There are no photos as I did not have my camera...and yes, I did just see you sigh with relief.

Monday, May 23, 2011

Once You Are Hippy...Always a Hippie

Perhaps you will remember a prior post in which I discussed the interior decoration spasms of a Carolina Wren that lives in my front yard or perhaps I should say rules in my yard.  In that post I commented how surprised I was that she was using the bird house.  But it appears that was all a ruse.  As we cleaned under the deck yesterday and went to roll the kayak out of the way we discovered beneath the bent-over back of the kayak seat a mother wren.  She almost flew into my face in panic and then into the trees.   When we lifted the seat back, below is what we saw. Six speckled eggs...six(!)...boy is she going to be busy in the weeks ahead.  And it looks like all kayak plans are on hold for many weeks.
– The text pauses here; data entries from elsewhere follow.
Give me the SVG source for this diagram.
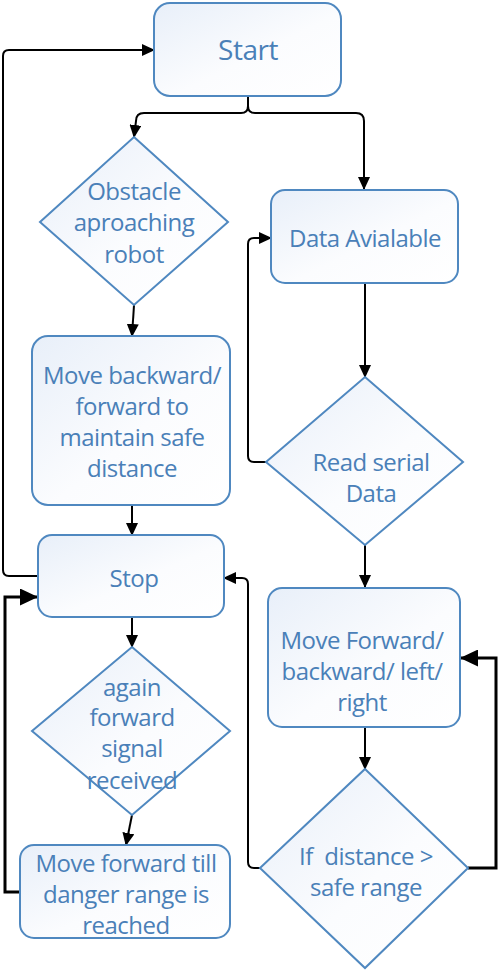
<svg xmlns="http://www.w3.org/2000/svg" width="499" height="970" viewBox="0 0 499 970">
<defs>
<linearGradient id="g" x1="0" y1="0" x2="1" y2="1">
<stop offset="0" stop-color="#e8eff9"/>
<stop offset="0.55" stop-color="#fbfcfe"/>
<stop offset="1" stop-color="#ffffff"/>
</linearGradient>
<marker id="a" markerWidth="13" markerHeight="12" refX="12" refY="6" orient="auto" markerUnits="userSpaceOnUse">
<path d="M0,0 L13,6 L0,12 Z" fill="#000"/>
</marker>
<marker id="b" markerWidth="18" markerHeight="17" refX="17" refY="8.5" orient="auto" markerUnits="userSpaceOnUse">
<path d="M0,0 L18,8.5 L0,17 Z" fill="#000"/>
</marker>
</defs>
<style>
.n{fill:url(#g);stroke:#4f88c0;stroke-width:2}
.t{font-family:"Open Sans","Liberation Sans",sans-serif;font-size:24px;letter-spacing:-0.5px;fill:#4a80b8;text-anchor:middle}
.c{fill:none;stroke:#000;stroke-width:2;marker-end:url(#a)}
.c3{fill:none;stroke:#000;stroke-width:3;marker-end:url(#b)}
.c2{fill:none;stroke:#000;stroke-width:2}
</style>
<rect width="499" height="970" fill="#fff"/>
<g id="connectors">
<path class="c2" d="M248,96 V106 Q248,113 241,113 H144 Q136,113 136,121"/>
<path class="c" d="M136,121 L134,137"/>
<path class="c" d="M248,106 Q248,113 255,113 H356 Q364,113 364,121 V189"/>
<path class="c" d="M365,283 V377"/>
<path class="c" d="M266,462 H254 Q248,462 248,456 V244 Q248,238 254,238 H271"/>
<path class="c" d="M134,305 L132,336"/>
<path class="c" d="M132,505 V535"/>
<path class="c" d="M38,576 H9 Q3,576 3,570 V56 Q3,50 9,50 H154"/>
<path class="c3" d="M20,892 H5 V597 H37"/>
<path class="c" d="M132,617 V647"/>
<path class="c" d="M132,815 L126,845"/>
<path class="c" d="M365,545 V587"/>
<path class="c" d="M365,727 V769"/>
<path class="c3" d="M468,868 H496 V658 H461"/>
<path class="c" d="M260,868 H254 Q248,868 248,862 V584 Q248,578 242,578 H224"/>
</g>
<g id="start">
<rect class="n" x="154" y="3" width="187" height="93" rx="16"/>
<text class="t" x="248" y="60" style="font-size:28px">Start</text>
</g>
<g id="obstacle">
<polygon class="n" points="134,137 228,222 134,305 40,222"/>
<text class="t" x="134" y="200">Obstacle</text>
<text class="t" x="134" y="231">aproaching</text>
<text class="t" x="134" y="263">robot</text>
</g>
<g id="data">
<rect class="n" x="271" y="190" width="187" height="93" rx="14"/>
<text class="t" x="365" y="247">Data Avialable</text>
</g>
<g id="read">
<polygon class="n" points="365,377 463,462 365,545 266,462"/>
<text class="t" x="371" y="471">Read serial</text>
<text class="t" x="371" y="502">Data</text>
</g>
<g id="moveback">
<rect class="n" x="32" y="336" width="198" height="169" rx="16"/>
<text class="t" x="132" y="384">Move backward/</text>
<text class="t" x="132" y="415">forward to</text>
<text class="t" x="132" y="446">maintain safe</text>
<text class="t" x="132" y="477">distance</text>
</g>
<g id="stop">
<rect class="n" x="38" y="535" width="186" height="82" rx="14"/>
<text class="t" x="134" y="587">Stop</text>
</g>
<g id="again">
<polygon class="n" points="132,647 230,731 132,815 32,731"/>
<text class="t" x="132" y="696">again</text>
<text class="t" x="132" y="726">forward</text>
<text class="t" x="132" y="757">signal</text>
<text class="t" x="132" y="789">received</text>
</g>
<g id="moveforward">
<rect class="n" x="20" y="845" width="210" height="93" rx="14"/>
<text class="t" x="126" y="872">Move forward till</text>
<text class="t" x="126" y="903">danger range is</text>
<text class="t" x="126" y="934">reached</text>
</g>
<g id="movedir">
<rect class="n" x="268" y="588" width="192" height="139" rx="14"/>
<text class="t" x="362" y="649">Move Forward/</text>
<text class="t" x="362" y="680">backward/ left/</text>
<text class="t" x="362" y="711">right</text>
</g>
<g id="ifdist">
<polygon class="n" points="365,769 468,868 365,968 260,868"/>
<text class="t" x="366" y="865">If&#160; distance &gt;</text>
<text class="t" x="366" y="896">safe range</text>
</g>
</svg>
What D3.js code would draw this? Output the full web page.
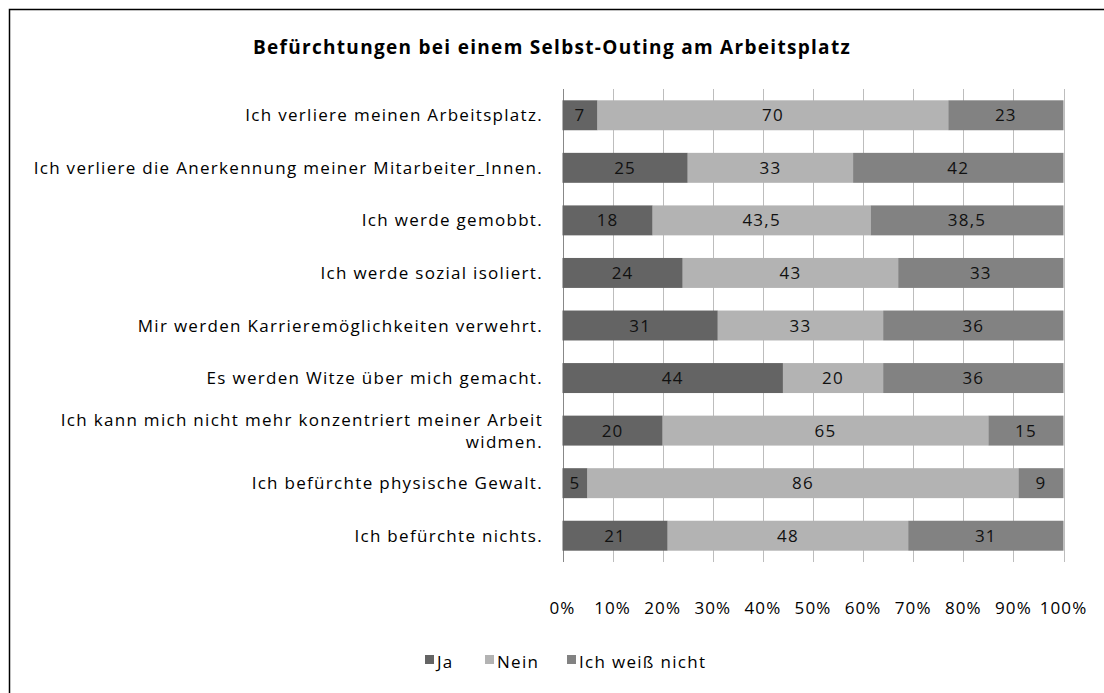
<!DOCTYPE html>
<html>
<head>
<meta charset="utf-8">
<script src="https://cdnjs.cloudflare.com/ajax/libs/d3/7.8.5/d3.min.js"></script>
<style>
  body { margin: 0; background: #fff; }
  text { font-family: "Open Sans", Lato, sans-serif; }
</style>
</head>
<body>
<div id="chart"></div>
<script>
var categories = [
    ['Ich verliere meinen Arbeitsplatz.'],
    ['Ich verliere die Anerkennung meiner Mitarbeiter_Innen.'],
    ['Ich werde gemobbt.'],
    ['Ich werde sozial isoliert.'],
    ['Mir werden Karrieremöglichkeiten verwehrt.'],
    ['Es werden Witze über mich gemacht.'],
    ['Ich kann mich nicht mehr konzentriert meiner Arbeit', 'widmen.'],
    ['Ich befürchte physische Gewalt.'],
    ['Ich befürchte nichts.']
];
var seriesNames = ['Ja', 'Nein', 'Ich weiß nicht'];
var ja = [7, 25, 18, 24, 31, 44, 20, 5, 21];
var nein = [70, 33, 43.5, 43, 33, 20, 65, 86, 48];
var weissNicht = [23, 42, 38.5, 33, 36, 36, 15, 9, 31];
var tickValues = [0, 0.1, 0.2, 0.3, 0.4, 0.5, 0.6, 0.7, 0.8, 0.9, 1];
var colors = ['#646464', '#b3b3b3', '#828282'];

var W = 1104, H = 693;
var svg = d3.select('#chart').append('svg')
    .attr('width', W)
    .attr('height', H);

// outer frame
svg.append('rect')
    .attr('x', 9.5).attr('y', 9.5)
    .attr('width', W + 20).attr('height', H + 20)
    .attr('fill', '#fff').attr('stroke', '#000').attr('stroke-width', 1.5);

svg.append('text')
    .attr('x', 552).attr('y', 54)
    .attr('text-anchor', 'middle')
    .attr('fill', '#000')
    .style('font-size', '19px').style('font-weight', 'bold')
    .style('letter-spacing', '1.3px')
    .text('Befürchtungen bei einem Selbst-Outing am Arbeitsplatz');

var x = d3.scaleLinear().domain([0, 1]).range([562.5, 1063.5]);
var y = d3.scaleBand().domain(d3.range(categories.length))
    .range([89, 562]).paddingInner(0.43).paddingOuter(0.215);

// gridlines
svg.append('g').selectAll('line').data(tickValues).enter().append('line')
    .attr('x1', function(d) { return Math.round(x(d)) + 0.5; })
    .attr('x2', function(d) { return Math.round(x(d)) + 0.5; })
    .attr('y1', 89).attr('y2', 562)
    .attr('stroke', function(d) { return d === 0 ? '#888' : '#bdbdbd'; })
    .attr('stroke-width', 1);

var rows = categories.map(function(c, i) {
    return { ja: ja[i], nein: nein[i], weiss: weissNicht[i] };
});
var keys = ['ja', 'nein', 'weiss'];
var stack = d3.stack().keys(keys)
    .offset(d3.stackOffsetExpand);
var layers = stack(rows);

var layer = svg.append('g').selectAll('g').data(layers).enter().append('g')
    .attr('fill', function(d, i) { return colors[i]; });

layer.selectAll('rect').data(function(d) { return d; }).enter().append('rect')
    .attr('x', function(d) { return x(d[0]); })
    .attr('width', function(d) { return x(d[1]) - x(d[0]); })
    .attr('y', function(d, i) { return y(i); })
    .attr('height', y.bandwidth());

layer.each(function(l) {
    d3.select(this).selectAll('text').data(l).enter().append('text')
        .attr('x', function(d) { return (x(d[0]) + x(d[1])) / 2; })
        .attr('y', function(d, i) { return y(i) + y.bandwidth() / 2 + 6; })
        .attr('text-anchor', 'middle')
        .attr('fill', '#111')
        .style('font-size', '17px')
        .style('letter-spacing', '1.2px')
        .text(function(d) { return String(d.data[l.key]).replace('.', ','); });
});

// category labels (two-line label drawn as separate lines)
var lines = [];
categories.forEach(function(c, i) {
    c.forEach(function(t, j) {
        lines.push({ text: t, row: i, off: (j - (c.length - 1) / 2) * 22 });
    });
});
svg.append('g').selectAll('text').data(lines).enter().append('text')
    .attr('text-anchor', 'end')
    .attr('fill', '#000')
    .style('font-size', '17px')
    .style('letter-spacing', '1.3px')
    .attr('x', 543)
    .attr('y', function(d) { return y(d.row) + y.bandwidth() / 2 + 6 + d.off; })
    .text(function(d) { return d.text; });

// x axis tick labels
svg.append('g').selectAll('text').data(tickValues).enter().append('text')
    .attr('x', function(d) { return x(d); })
    .attr('y', 614)
    .attr('text-anchor', 'middle')
    .attr('fill', '#000')
    .style('font-size', '17px')
    .style('letter-spacing', '1.1px')
    .text(d3.format('.0%'));

// legend
var legendX = [425, 485, 567];
var legend = svg.append('g').selectAll('g').data(seriesNames).enter().append('g')
    .attr('transform', function(d, i) { return 'translate(' + legendX[i] + ',668)'; });
legend.append('rect')
    .attr('x', 0).attr('y', -13)
    .attr('width', 9).attr('height', 9)
    .attr('fill', function(d, i) { return colors[i]; });
legend.append('text')
    .attr('x', 12).attr('y', 0)
    .attr('fill', '#000')
    .style('font-size', '17px')
    .style('letter-spacing', '1.3px')
    .text(function(d) { return d; });
</script>
</body>
</html>
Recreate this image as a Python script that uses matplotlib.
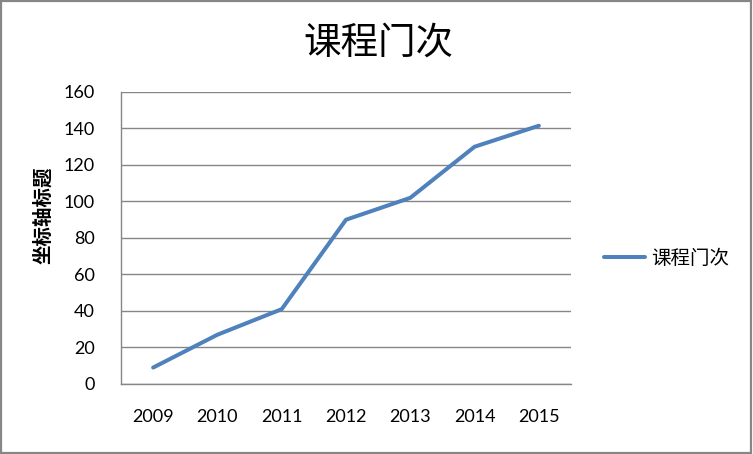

Then again just a few short weeks later I carefully took this photo while she was off looking for insects.





Even though they are as naked as a ...'bird'  they are still so sweet and lovely.  I fyou can identify them you will see that all six have hatched!  We did not linger long and I only got 3 quick photos to make sure at least one was in focus.

Thursday, May 19, 2011

Rainy Days and Mondays

When I was in my youth a long, long, long time ago...rainy days and Mondays always got me down...to borrow from a song of my generation.  One of the nicest things about getting older is that it takes a very unusual Monday or a very unusual rainy day to get me down.  Most any day is a gem for me.



This is my yard on rain.


Even if the day brings down a 50-year-old tulip poplar and compromises the bat house (which is home to wasps) it still is beautiful in its magnificence.




And just look at all the bronze coins its has unearthed!